Thanks for the write up! I'm booking mine in to have a cat back system installed and will share your photos with them. The shop usually cuts away what they need to so your example will be a big help in showing there's a better way. Now the question is dual tips on either side of larger single tips...


----------



## G-Fez (Mar 17, 2011)

*or larger single tips


----------



## mattchatr (Jan 26, 2018)

Cleaned her up finally and thought I would update the picture with the look of the European tail lights on as well...


----------



## G-Fez (Mar 17, 2011)

Well, went with a cat back system, removed both resonators, Vibrant exhaust and dual 4" tips on either side. Love it!


----------



## G-Fez (Mar 17, 2011)

Now how the heck do I post photos?!? 😂


----------



## mattchatr (Jan 26, 2018)

G-Fez said:


> Now how the heck do I post photos?!? 😂


Have to use an image hosting site like imgur, etc.


----------



## james308au (Oct 27, 2020)

*Australian forum*

Any chance you can point me in the direction of the Australian forum you were looking at


----------



## mattchatr (Jan 26, 2018)

james308au said:


> Any chance you can point me in the direction of the Australian forum you were looking at


https://www.vwwatercooled.com.au/forums/f238/tiguan-exhaust-118288.html


----------



## matt87951 (Oct 3, 2021)

Love the detail on this write-up! I plan to do this on our Tiguan in the near future. Keeping my eyes open for a reasonably priced MK7/MK7.5 R exhaust. Once I get that far, I’ll try to make any notes of anything that may be different on the non-RLine.


----------



## dazmann (Jun 14, 2019)

matt87951 said:


> Love the detail on this write-up! I plan to do this on our Tiguan in the near future. Keeping my eyes open for a reasonably priced MK7/MK7.5 R exhaust. Once I get that far, I’ll try to make any notes of anything that may be different on the non-RLine.

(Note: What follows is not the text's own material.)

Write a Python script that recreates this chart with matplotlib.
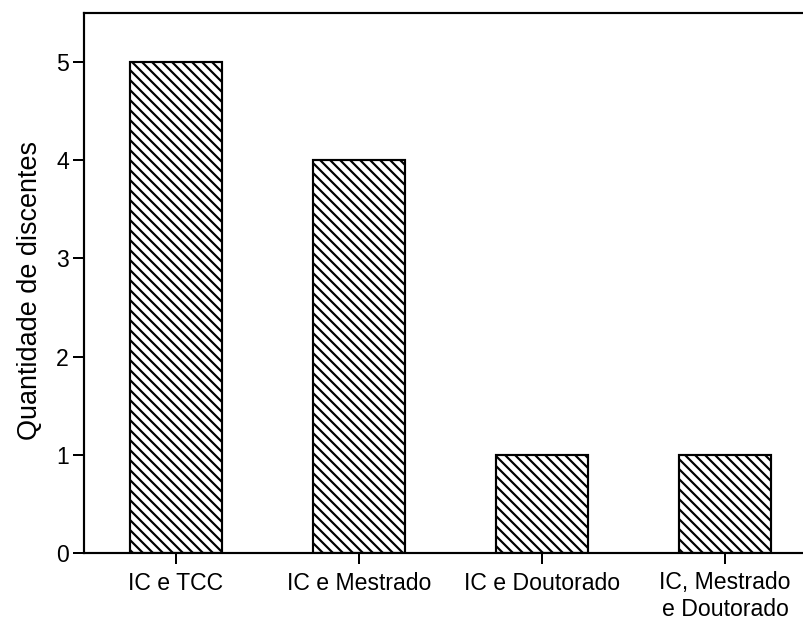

As someone who has done this to a non-RLine, I can tell you the only difference is with the fake outlets. Whereas, you can unclip them from the RLine bumper (and return to stock), the same cannot be said for ours. I required a carpet knife to remove mine. It looks fine until you get the vehicle on a lift and take a really close look. I am extremely please with the result; however, there is no returning to stock, in my case.

I chose to keep the stock resonator and only install axle-back, as well (the Golf R resonator cannot be accommodated and you will have to delete, if going cat-back). You can also keep the stock exhaust and have the shop fab up two larger outlets if you are not married to the idea of quad tips.


----------



## matt87951 (Oct 3, 2021)

dazmann said:


> As someone who has done this to a non-RLine, I can tell you the only difference is with the fake outlets. Whereas, you can unclip them from the RLine bumper (and return to stock), the same cannot be said for ours. I required a carpet knife to remove mine. It looks fine until you get the vehicle on a lift and take a really close look. I am extremely please with the result; however, there is no returning to stock, in my case.
> 
> I chose to keep the stock resonator and only install axle-back, as well (the Golf R resonator cannot be accommodated and you will have to delete, if going cat-back). You can also keep the stock exhaust and have the shop fab up two larger outlets if you are not married to the idea of quad tips.


Awesome! Thanks for the info. Any chance you have any photos on where you cut? I imagine it might be fairly self-explanatory once I get started, but if you have any photos, I’d love to take a look!

I plan to just install the axle back portion of the Golf R exhaust myself, as I prefer the quad tips, I think they look outstanding on the Tiguans. I feel some sort of functional exhaust should have been there in the first place (at least on the higher trim levels) instead of the fake chrome exhaust outlets.


----------



## dazmann (Jun 14, 2019)

matt87951 said:


> Awesome! Thanks for the info. Any chance you have any photos on where you cut? I imagine it might be fairly self-explanatory once I get started, but if you have any photos, I’d love to take a look!
> 
> I plan to just install the axle back portion of the Golf R exhaust myself, as I prefer the quad tips, I think they look outstanding on the Tiguans. I feel some sort of functional exhaust should have been there in the first place (at least on the higher trim levels) instead of the fake chrome exhaust outlets.


I don't have any photos but give me a few days and I should be able to get you some. The vehicle is in desperate need of a bath, as we've had a significant dump of snow followed by a sanding of the roads, and a couple freeze/thaw cycles. 

I could not agree with you more, in regards to the fake outlets. Also, the quad tips do look just right.


----------



## Hong1900 (11 mo ago)

Really nice looking that tiguan! .. Im wanna do the same, you have video of the sound inside your car? Because I only want a littlebit more sound and not too hard that my neighbors complain 😁


----------



## mattchatr (Jan 26, 2018)

Hong1900 said:


> Really nice looking that tiguan! .. Im wanna do the same, you have video of the sound inside your car? Because I only want a littlebit more sound and not too hard that my neighbors complain 😁


There is no difference in sound. The Tiguan piping is pretty quiet, so even though its off the Golf R, and both valves are open its not changing the sound levels at all. The cat and resonator are all near the engine and because they are not being changed out the system sound itself stays the same. I only made this modification for looks.


----------



## Hong1900 (11 mo ago)

mattchatr said:


> There is no difference in sound. The Tiguan piping is pretty quiet, so even though its off the Golf R, and both valves are open its not changing the sound levels at all. The cat and resonator are all near the engine and because they are not being changed out the system sound itself stays the same. I only made this modification for looks.


thanks for your reply!!! I'm gonna do it haha


----------